Valentine's Day is a week away and the store displays touting red hearts and I Love Yous put me in a weird romantic overload. It's as if we need this made-up Hallmark holiday to give us an excuse to proclaim that we're in love.
At this time last year, I had a Valentine: We met online, during a bought of loneliness over the holidays that prompted me to sign up for a free trial on EHarmony. He was someone I dreamt up, a mere figment of my imagination.
We were wrapped in our own little romantic bubble, with him showering me with the attention I so craved. At the time, it'd been a year since ending my last relationship and after all the reading and reflecting and writing, I was ready for love, and in my lovelorn eyes, I projected this perfect being unto a boy that was merely willing.

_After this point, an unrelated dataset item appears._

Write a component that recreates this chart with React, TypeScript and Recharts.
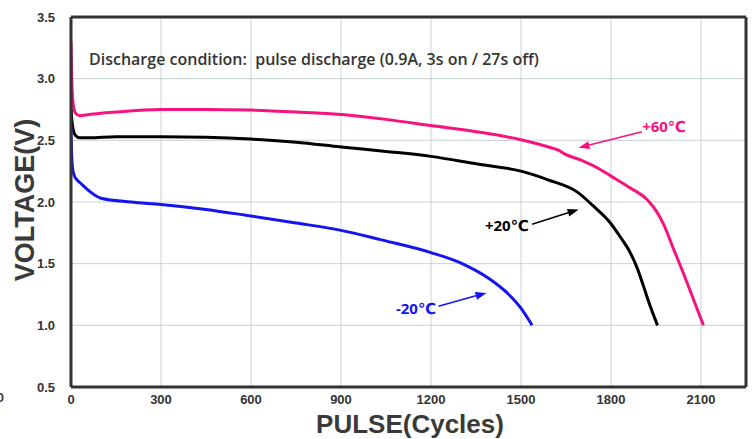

We had one of those first dates where in reflection you can't remember exactly what was said, what the conversation was, what details were exchanged because you're so enamored, so excited about the prospect of falling in love that you fail to listen. And all you can recall are those little moments that made your heart jump, because in the end you're not there to really get to know this man because you've already projected all of your dreams unto him and you're just there to fall in love. I remember my heart skipping the first time he mentioned the future, and how he couldn't wait for me to meet such and such, and take me to do this and that--and the first time he uttered, "We."
I remember how lucky I felt to have someone there, who was available, who held my hand and wanted to do nothing but spend time with me. And then after six blissful weeks, reality seeped into that cocoon of infatuation we spun together, or rather I spun all on my own, and the "we" that he so naturally uttered fell apart.

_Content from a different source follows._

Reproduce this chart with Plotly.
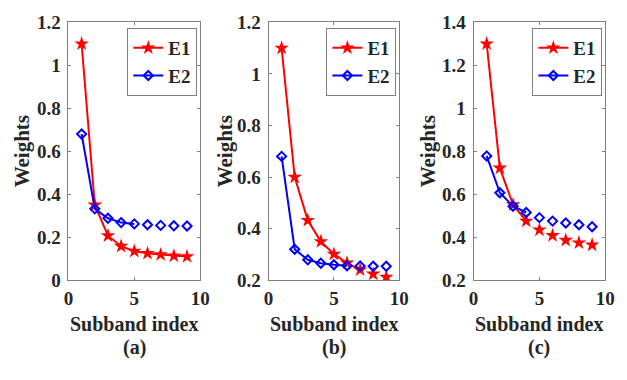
import plotly.graph_objects as go

x_idx = [1, 2, 3, 4, 5, 6, 7, 8, 9]

a_e1 = [1.10, 0.35, 0.207, 0.158, 0.135, 0.125, 0.119, 0.113, 0.110]
a_e2 = [0.68, 0.332, 0.288, 0.268, 0.262, 0.258, 0.255, 0.253, 0.252]
b_e1 = [1.10, 0.60, 0.432, 0.350, 0.301, 0.267, 0.240, 0.224, 0.212]
b_e2 = [0.68, 0.320, 0.279, 0.266, 0.260, 0.256, 0.255, 0.254, 0.254]
c_e1 = [1.30, 0.722, 0.551, 0.475, 0.434, 0.408, 0.386, 0.374, 0.364]
c_e2 = [0.778, 0.607, 0.544, 0.515, 0.491, 0.475, 0.466, 0.458, 0.449]

# number of points joined by the line in each series
line_len = {"a": (9, 5), "b": (7, 6), "c": (4, 4)}

panels = [
    ("a", a_e1, a_e2, [0, 1.2], [0, 0.2, 0.4, 0.6, 0.8, 1.0, 1.2], ["0", "0.2", "0.4", "0.6", "0.8", "1", "1.2"]),
    ("b", b_e1, b_e2, [0.2, 1.2], [0.2, 0.4, 0.6, 0.8, 1.0, 1.2], ["0.2", "0.4", "0.6", "0.8", "1", "1.2"]),
    ("c", c_e1, c_e2, [0.2, 1.4], [0.2, 0.4, 0.6, 0.8, 1.0, 1.2, 1.4], ["0.2", "0.4", "0.6", "0.8", "1", "1.2", "1.4"]),
]
captions = ["(a)", "(b)", "(c)"]
x_ticks = [0, 5, 10]

W, H = 627, 380
px_left = [65, 270, 480]
px_right = [200, 404, 615]
top_px, bot_px = 13, 286
ytitle_px = [17, 225, 433]

FONT = "Liberation Serif, Times New Roman, serif"
RED = "#ff0000"
BLUE = "#0000ff"
AX = "#7f7f7f"
TXT = "#262626"

fig = go.Figure()
layout = dict(
    width=W, height=H, margin=dict(l=0, r=0, t=0, b=0),
    paper_bgcolor="white", plot_bgcolor="white",
    font=dict(family=FONT, size=19, color=TXT),
    annotations=[],
)

star = dict(symbol="star", size=11, color=RED, line=dict(width=0))
diam = dict(symbol="diamond-open", size=7, color=BLUE, line=dict(width=2, color=BLUE))

for i, (key, e1, e2, yr, ytv, ytt) in enumerate(panels):
    n = "" if i == 0 else str(i + 1)
    xa, ya = "x" + n, "y" + n
    leg = "legend" + n
    k1, k2 = line_len[key]
    fig.add_trace(go.Scatter(
        x=x_idx[:k1], y=e1[:k1], mode="lines+markers", name="<b>E1</b>",
        line=dict(color=RED, width=2), marker=star,
        xaxis=xa, yaxis=ya, legend=leg))
    if k1 < len(x_idx):
        fig.add_trace(go.Scatter(
            x=x_idx[k1:], y=e1[k1:], mode="markers", showlegend=False,
            marker=star, xaxis=xa, yaxis=ya))
    fig.add_trace(go.Scatter(
        x=x_idx[:k2], y=e2[:k2], mode="lines+markers", name="<b>E2</b>",
        line=dict(color=BLUE, width=2), marker=diam,
        xaxis=xa, yaxis=ya, legend=leg))
    if k2 < len(x_idx):
        fig.add_trace(go.Scatter(
            x=x_idx[k2:], y=e2[k2:], mode="markers", showlegend=False,
            marker=diam, xaxis=xa, yaxis=ya))

    xd = [px_left[i] / W, px_right[i] / W]
    yd = [1 - bot_px / H, 1 - top_px / H]
    common = dict(showgrid=False, zeroline=False, showline=True, linecolor=AX, linewidth=1,
                  mirror="ticks", ticks="inside", ticklen=3, tickcolor=AX,
                  tickfont=dict(family=FONT, size=19, color=TXT))
    layout["xaxis" + n] = dict(
        domain=xd, range=[0, 10], tickvals=x_ticks, ticklabelstandoff=1,
        ticktext=["<b>%d</b>" % t for t in x_ticks], anchor=ya, **common)
    layout["yaxis" + n] = dict(
        domain=yd, range=yr, tickvals=ytv, ticklabelstandoff=3,
        ticktext=["<b>" + t + "</b>" for t in ytt], anchor=xa, **common)
    layout[leg] = dict(
        x=(px_right[i] - 3) / W, y=1 - 19 / H, xanchor="right", yanchor="top",
        bgcolor="white", bordercolor=AX, borderwidth=1,
        font=dict(family=FONT, size=19, color=TXT),
        tracegroupgap=0, itemwidth=30)
    cx = (px_left[i] + px_right[i]) / 2 / W
    layout["annotations"] += [
        dict(text="<b>Subband index</b>", x=cx, y=1 - 332 / H, xref="paper", yref="paper",
             showarrow=False, xanchor="center", yanchor="middle",
             font=dict(family=FONT, size=20, color=TXT)),
        dict(text="<b>" + captions[i] + "</b>", x=cx, y=1 - 357 / H, xref="paper", yref="paper",
             showarrow=False, xanchor="center", yanchor="middle",
             font=dict(family=FONT, size=20, color=TXT)),
        dict(text="<b>Weights</b>", x=ytitle_px[i] / W, y=1 - 150 / H, xref="paper", yref="paper",
             showarrow=False, xanchor="center", yanchor="middle", textangle=-90,
             font=dict(family=FONT, size=21, color=TXT)),
    ]

fig.update_layout(**layout)
fig.write_html("out.html")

It would take me months to gain perspective on that relationship. It was far from love and closer to the excitement and jitters and goosebump-inducing infatuation one experiences when they're merely in love with love--and not so much the actual person you're supposedly in love with.

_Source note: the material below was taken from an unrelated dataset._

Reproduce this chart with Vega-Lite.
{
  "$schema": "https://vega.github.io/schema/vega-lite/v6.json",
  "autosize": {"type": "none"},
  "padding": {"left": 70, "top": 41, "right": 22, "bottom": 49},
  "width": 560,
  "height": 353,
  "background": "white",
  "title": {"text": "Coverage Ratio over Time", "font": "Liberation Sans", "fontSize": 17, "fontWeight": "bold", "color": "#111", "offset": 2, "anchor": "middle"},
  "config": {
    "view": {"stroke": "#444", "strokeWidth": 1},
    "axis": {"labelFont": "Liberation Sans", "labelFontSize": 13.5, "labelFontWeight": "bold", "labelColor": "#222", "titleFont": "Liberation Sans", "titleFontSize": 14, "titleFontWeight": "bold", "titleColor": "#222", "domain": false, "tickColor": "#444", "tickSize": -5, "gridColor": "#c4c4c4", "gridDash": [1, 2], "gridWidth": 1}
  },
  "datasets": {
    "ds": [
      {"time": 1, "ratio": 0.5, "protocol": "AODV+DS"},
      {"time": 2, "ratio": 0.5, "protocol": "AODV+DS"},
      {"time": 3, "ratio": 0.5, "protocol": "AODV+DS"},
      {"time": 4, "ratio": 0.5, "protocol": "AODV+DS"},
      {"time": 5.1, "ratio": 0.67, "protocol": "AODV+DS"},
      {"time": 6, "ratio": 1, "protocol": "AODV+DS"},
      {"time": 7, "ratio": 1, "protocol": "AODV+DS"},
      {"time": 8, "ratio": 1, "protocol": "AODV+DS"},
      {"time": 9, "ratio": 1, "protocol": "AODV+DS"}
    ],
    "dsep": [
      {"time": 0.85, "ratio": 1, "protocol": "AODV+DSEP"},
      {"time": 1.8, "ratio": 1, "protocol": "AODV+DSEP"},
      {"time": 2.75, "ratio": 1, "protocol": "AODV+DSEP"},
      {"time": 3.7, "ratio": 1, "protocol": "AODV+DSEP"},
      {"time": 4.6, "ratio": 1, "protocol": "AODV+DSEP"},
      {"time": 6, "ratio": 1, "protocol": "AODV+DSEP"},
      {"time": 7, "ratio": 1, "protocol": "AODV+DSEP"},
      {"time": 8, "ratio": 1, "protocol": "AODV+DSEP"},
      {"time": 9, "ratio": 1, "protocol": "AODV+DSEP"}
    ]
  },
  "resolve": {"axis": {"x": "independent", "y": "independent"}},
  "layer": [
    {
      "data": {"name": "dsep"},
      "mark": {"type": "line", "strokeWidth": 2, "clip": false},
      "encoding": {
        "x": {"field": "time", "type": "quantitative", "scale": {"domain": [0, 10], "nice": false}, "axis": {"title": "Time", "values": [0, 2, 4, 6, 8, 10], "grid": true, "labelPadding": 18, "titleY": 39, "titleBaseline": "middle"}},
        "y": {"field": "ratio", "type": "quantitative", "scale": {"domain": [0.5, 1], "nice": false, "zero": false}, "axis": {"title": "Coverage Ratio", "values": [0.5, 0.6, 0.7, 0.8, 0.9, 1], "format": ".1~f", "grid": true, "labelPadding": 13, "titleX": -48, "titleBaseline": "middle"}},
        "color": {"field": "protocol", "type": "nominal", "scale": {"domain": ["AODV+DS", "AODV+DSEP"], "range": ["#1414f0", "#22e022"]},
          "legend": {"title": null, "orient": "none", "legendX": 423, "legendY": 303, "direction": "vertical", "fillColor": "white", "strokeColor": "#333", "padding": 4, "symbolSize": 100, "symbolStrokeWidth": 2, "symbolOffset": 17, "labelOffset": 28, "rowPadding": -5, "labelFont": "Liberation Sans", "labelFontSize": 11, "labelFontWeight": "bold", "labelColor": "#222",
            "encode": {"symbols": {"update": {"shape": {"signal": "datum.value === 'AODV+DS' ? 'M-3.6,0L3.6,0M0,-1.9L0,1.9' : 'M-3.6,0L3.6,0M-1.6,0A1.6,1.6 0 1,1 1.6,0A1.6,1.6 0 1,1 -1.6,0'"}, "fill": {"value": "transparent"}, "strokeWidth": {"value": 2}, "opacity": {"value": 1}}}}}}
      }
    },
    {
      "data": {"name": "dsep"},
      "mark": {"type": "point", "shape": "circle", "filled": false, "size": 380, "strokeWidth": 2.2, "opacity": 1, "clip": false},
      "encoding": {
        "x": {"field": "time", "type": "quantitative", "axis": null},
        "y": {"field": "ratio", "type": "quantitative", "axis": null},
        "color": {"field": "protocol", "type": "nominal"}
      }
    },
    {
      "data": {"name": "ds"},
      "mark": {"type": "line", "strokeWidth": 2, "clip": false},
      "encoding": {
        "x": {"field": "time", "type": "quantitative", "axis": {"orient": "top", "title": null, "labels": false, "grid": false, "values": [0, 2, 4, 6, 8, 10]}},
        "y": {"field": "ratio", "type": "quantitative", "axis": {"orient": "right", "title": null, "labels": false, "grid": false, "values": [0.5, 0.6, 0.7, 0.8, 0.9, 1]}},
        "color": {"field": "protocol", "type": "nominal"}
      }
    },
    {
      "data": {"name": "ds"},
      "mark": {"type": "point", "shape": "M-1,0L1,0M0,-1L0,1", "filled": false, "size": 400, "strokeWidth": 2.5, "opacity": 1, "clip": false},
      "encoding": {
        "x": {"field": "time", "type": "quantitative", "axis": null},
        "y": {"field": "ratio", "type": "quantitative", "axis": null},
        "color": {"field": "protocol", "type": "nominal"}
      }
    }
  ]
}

At that relationship's end, I vowed that I would be more cautious with whom I let into my world, into my heart...and I bundled myself back into that solitary cocoon of books and movies and writing...until I read something that urged me to go back "out there."
It was my first night back "out there" that I crossed paths with the man who would challenge my idea of what love and a real relationship could be. He was what I was waiting for. His name would turn out to be Aaron--and those walls that I built up, the ones I said I would make the next man take down brick by brick, slowly crashed down so naturally.
He didn't only help me understand what unconditional love was, but he willingly allowed me turn him into a character that I would continue to write about. And for this, above all, I will be eternally grateful.
Now, me and the dreamt-up man from Valentine's Day past are just neighbors, the kind that randomly bump into one another from time to time while walking on 14th Street, the kind that promise to catch up over coffee, but never do. I pass his apartment everyday on my morning crosstown commute, but the memory of our courtship rarely crosses my mind.
But this afternoon while sitting on the M14, I looked over at his building and saw him sitting on his fire escape. It was then that I realized that without those blissful six weeks I spent with him and the subsequent sudden breakup, I probably would have never met Aaron, and started this blog about love...the one that I rushed home to after spotting him to write about the time I met this guy online, who was once my Valentine.